◆ Problem details: Skip the pictures, please, and write out exactly the lines from the opening of the data through the line containing "(expert) at (779,432)".

◆ Data shown:
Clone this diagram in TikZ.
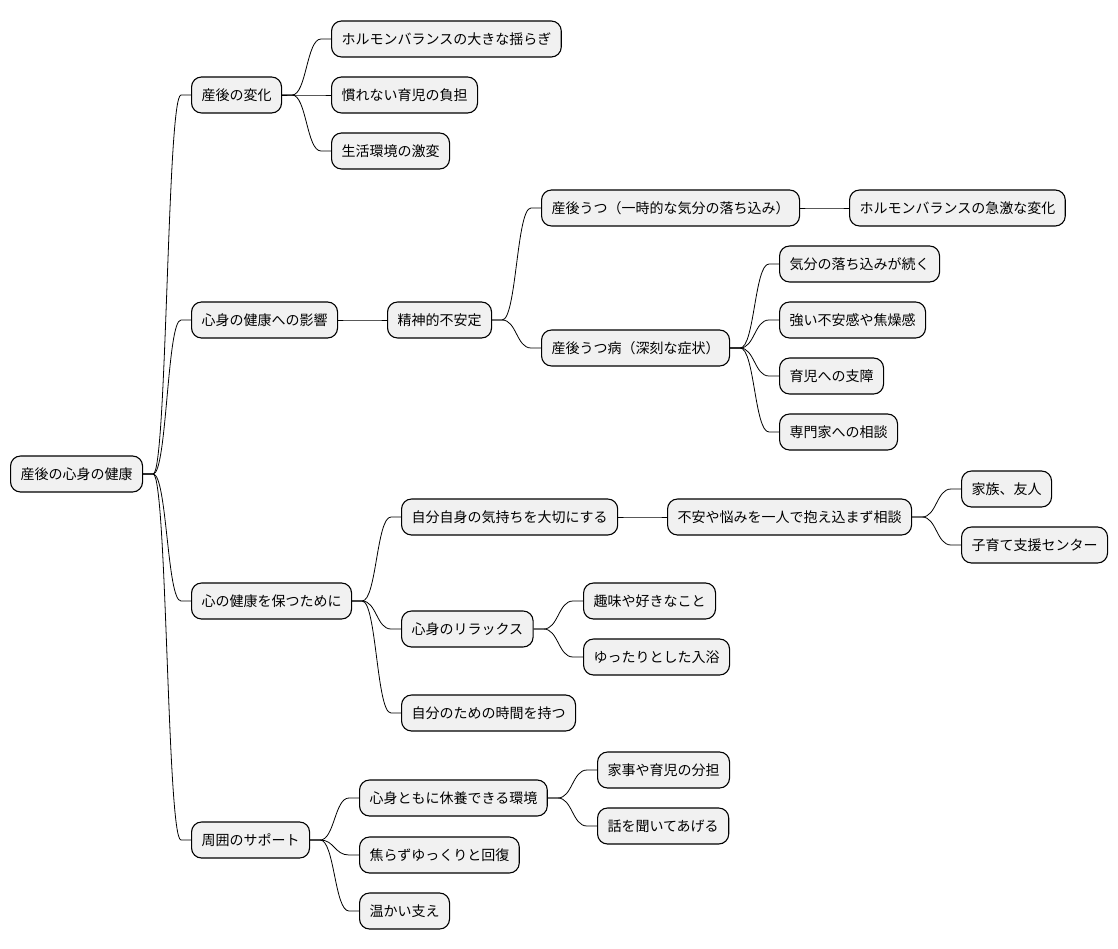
\documentclass[tikz,border=0pt]{standalone}
\usepackage{fontspec}
\setmainfont{Noto Sans CJK JP}
\usepackage{tikz}
\usepackage{xcolor}
\usetikzlibrary{calc}

\definecolor{boxgray}{HTML}{F1F1F1}

\begin{document}
\begin{tikzpicture}[x=1pt, y=-1pt,
        topic/.style={draw=black, line width=1.1pt, fill=boxgray, rounded corners=10pt,
            minimum height=36pt, inner xsep=10pt, inner ysep=0pt, anchor=west,
            font=\fontsize{14pt}{16pt}\selectfont},
        link/.style={black, line width=0.8pt}]
        % Fix the canvas
        \useasboundingbox (0,0) rectangle (1118,949);

        % Root
        \node[topic] (root) at (10,474) {産後の心身の健康};

        % Changes after birth
        \node[topic] (change) at (191,95) {産後の変化};
        \node[topic] (hormone) at (331,39) {ホルモンバランスの大きな揺らぎ};
        \node[topic] (burden) at (331,95) {慣れない育児の負担};
        \node[topic] (life) at (331,151) {生活環境の激変};

        % Effects on mind and body
        \node[topic] (impact) at (191,320) {心身の健康への影響};
        \node[topic] (unstable) at (387,320) {精神的不安定};
        \node[topic] (blues) at (541,208) {産後うつ（一時的な気分の落ち込み）};
        \node[topic] (hshift) at (849,208) {ホルモンバランスの急激な変化};
        \node[topic] (ppd) at (541,348) {産後うつ病（深刻な症状）};
        \node[topic] (mood) at (779,264) {気分の落ち込みが続く};
        \node[topic] (anxiety) at (779,320) {強い不安感や焦燥感};
        \node[topic] (care) at (779,376) {育児への支障};
        \node[topic] (expert) at (779,432) {専門家への相談};

        % Keeping the mind healthy
        \node[topic] (keep) at (191,601) {心の健康を保つために};
        \node[topic] (self) at (401,517) {自分自身の気持ちを大切にする};
        \node[topic] (talk) at (667,517) {不安や悩みを一人で抱え込まず相談};
        \node[topic] (family) at (961,489) {家族、友人};
        \node[topic] (center) at (961,545) {子育て支援センター};
        \node[topic] (relax) at (401,629) {心身のリラックス};
        \node[topic] (hobby) at (583,601) {趣味や好きなこと};
        \node[topic] (bath) at (583,657) {ゆったりとした入浴};
        \node[topic] (mytime) at (401,713) {自分のための時間を持つ};

        % Support from others
        \node[topic] (support) at (191,840) {周囲のサポート};
        \node[topic] (rest) at (359,798) {心身ともに休養できる環境};
        \node[topic] (chores) at (597,770) {家事や育児の分担};
        \node[topic] (listen) at (597,826) {話を聞いてあげる};
        \node[topic] (slow) at (359,855) {焦らずゆっくりと回復};
        \node[topic] (warm) at (359,911) {温かい支え};

        % Draw branches
        \foreach \a/\b in {root/change, root/impact, root/keep, root/support,
                change/hormone, change/burden, change/life,
                impact/unstable, unstable/blues, unstable/ppd, blues/hshift,
                ppd/mood, ppd/anxiety, ppd/care, ppd/expert,
                keep/self, keep/relax, keep/mytime, self/talk, talk/family, talk/center,
                relax/hobby, relax/bath,
                support/rest, support/slow, support/warm, rest/chores, rest/listen}
            \draw[link] let \p1=(\a.east), \p2=(\b.west) in
                (\p1) -- ++(10pt,0pt)
                .. controls ({0.5*(\x1+\x2)},\y1) and ({0.5*(\x1+\x2)},\y2) .. (\x2-10pt,\y2)
                -- (\p2);
    \end{tikzpicture}
\end{document}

◆ Completed task:
Clone this diagram in TikZ.
\documentclass[tikz,border=0pt]{standalone}
\usepackage{fontspec}
\setmainfont{Noto Sans CJK JP}
\usepackage{tikz}
\usepackage{xcolor}
\usetikzlibrary{calc}

\definecolor{boxgray}{HTML}{F1F1F1}

\begin{document}
\begin{tikzpicture}[x=1pt, y=-1pt,
        topic/.style={draw=black, line width=1.1pt, fill=boxgray, rounded corners=10pt,
            minimum height=36pt, inner xsep=10pt, inner ysep=0pt, anchor=west,
            font=\fontsize{14pt}{16pt}\selectfont},
        link/.style={black, line width=0.8pt}]
        % Fix the canvas
        \useasboundingbox (0,0) rectangle (1118,949);

        % Root
        \node[topic] (root) at (10,474) {産後の心身の健康};

        % Changes after birth
        \node[topic] (change) at (191,95) {産後の変化};
        \node[topic] (hormone) at (331,39) {ホルモンバランスの大きな揺らぎ};
        \node[topic] (burden) at (331,95) {慣れない育児の負担};
        \node[topic] (life) at (331,151) {生活環境の激変};

        % Effects on mind and body
        \node[topic] (impact) at (191,320) {心身の健康への影響};
        \node[topic] (unstable) at (387,320) {精神的不安定};
        \node[topic] (blues) at (541,208) {産後うつ（一時的な気分の落ち込み）};
        \node[topic] (hshift) at (849,208) {ホルモンバランスの急激な変化};
        \node[topic] (ppd) at (541,348) {産後うつ病（深刻な症状）};
        \node[topic] (mood) at (779,264) {気分の落ち込みが続く};
        \node[topic] (anxiety) at (779,320) {強い不安感や焦燥感};
        \node[topic] (care) at (779,376) {育児への支障};
        \node[topic] (expert) at (779,432) {専門家への相談};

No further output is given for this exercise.